I hope you understand my humor in the headline today. Can you image what our parents would say if we told them just 20 short years ago that we’d have a shortage of homes, historically low interest rates, and lender rebates for buyers? It would have been unheard of.
But it’s exactly what we’ve come to expect as the new normal. Interest rates are still hovering around the 3.5 percent range. The rates are so good that many buyers are able to receive rebates as well. That’s like getting paid to take out a loan!
When it comes to buying a home your loan will be the biggest impact on the purchase. So choose your lender wisely and shop rates. Typically two or three lender quotes will give you a good idea of which loan is right for you.

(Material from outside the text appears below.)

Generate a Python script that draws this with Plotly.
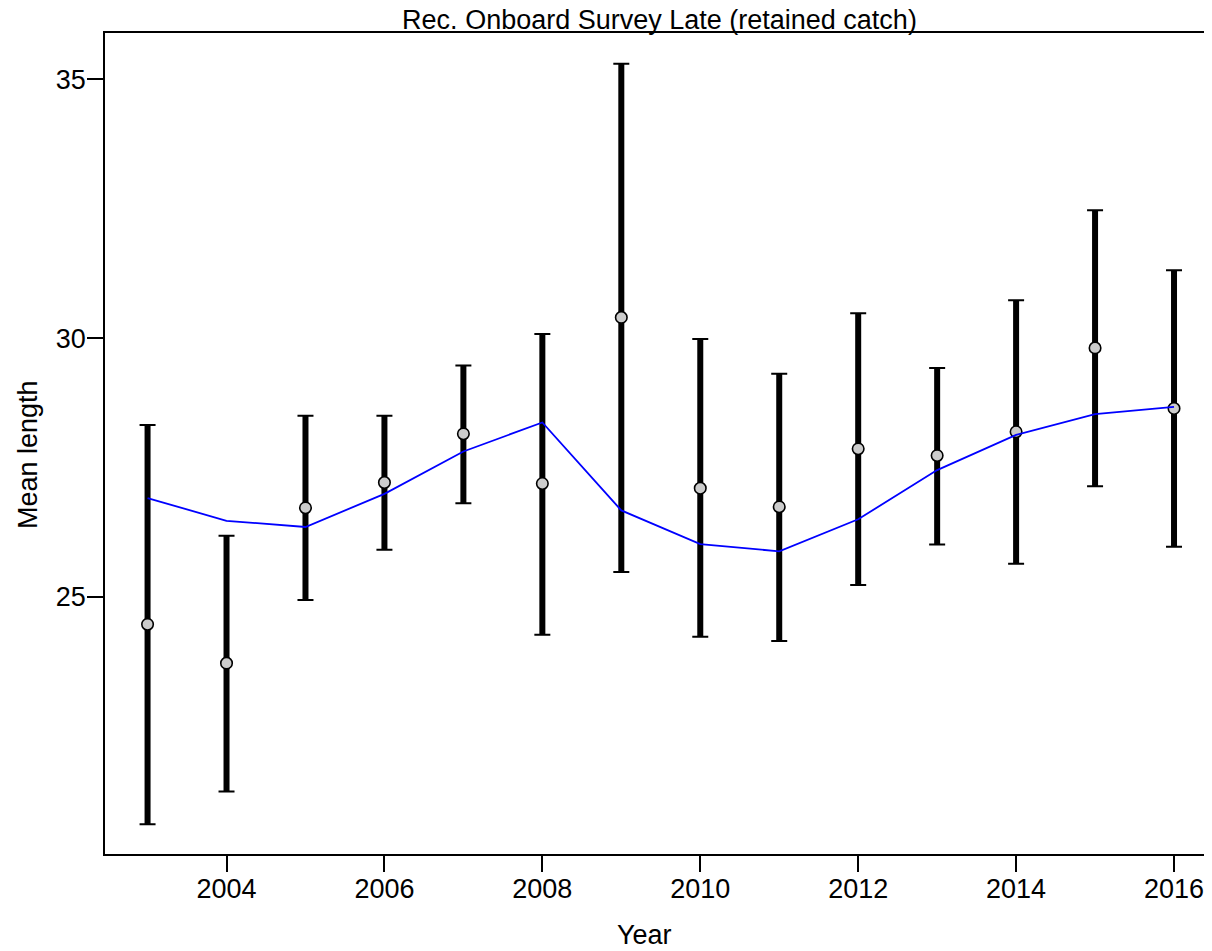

When working in today’s seller’s market with microscopic inventory it pays to be creative. If you are a buyer and struggling to come up with the down payment it will be almost impossible to ask a seller to give a credit back to help cover your loan closing costs like we typically did only six short months ago.

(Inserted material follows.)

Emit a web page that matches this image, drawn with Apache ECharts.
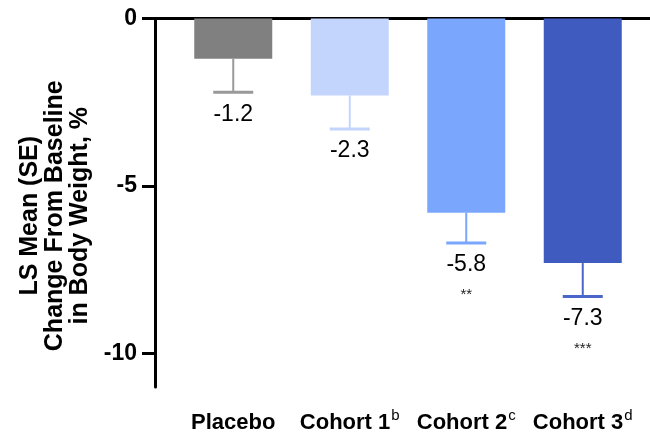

But how creative would it be to write the same offer without asking the seller for a credit but instead received a lender rebate large enough to cover the loan closing costs?
This little tweak on writing and presenting your offer just might make your next offer more appealing to a seller ... and get your offer accepted. Believe it or not this is happening for a few lucky buyers that decided to shop rates and choose a Realtor willing to think outside the box.
Another tidbit of information when looking at the loan process is to have the right mind set. Accepting the redundant documentation necessary for the lender approval will make everyone’s life easier. With today’s tighter lending guidelines requiring proof of all information, don’t be surprised when detail after detail is required. So if a lender asks for a bank statement and there are five pages for that bank statement, send all five pages, and not just the summary. If you send the summary be prepared for a redundant request because the original information requested wasn’t received.
The reason the mortgage approval process is now so rigorous is simple. Avoiding defaults has become the primary goal of mortgage lenders. Higher standards are reducing loan defaults, which should mean fewer foreclosures in the future. Government data shows that less than 2 percent of loans originated in 2009 went into default after 18 months, compared to 22 percent for 2007 loans.
I hope I’ve inspired you to take advantage of all the wonderful opportunities this real estate market has to offer. Remember, it’s not your mommas market. So don’t let what we used to do hold you back in our ever changing market. Adapt.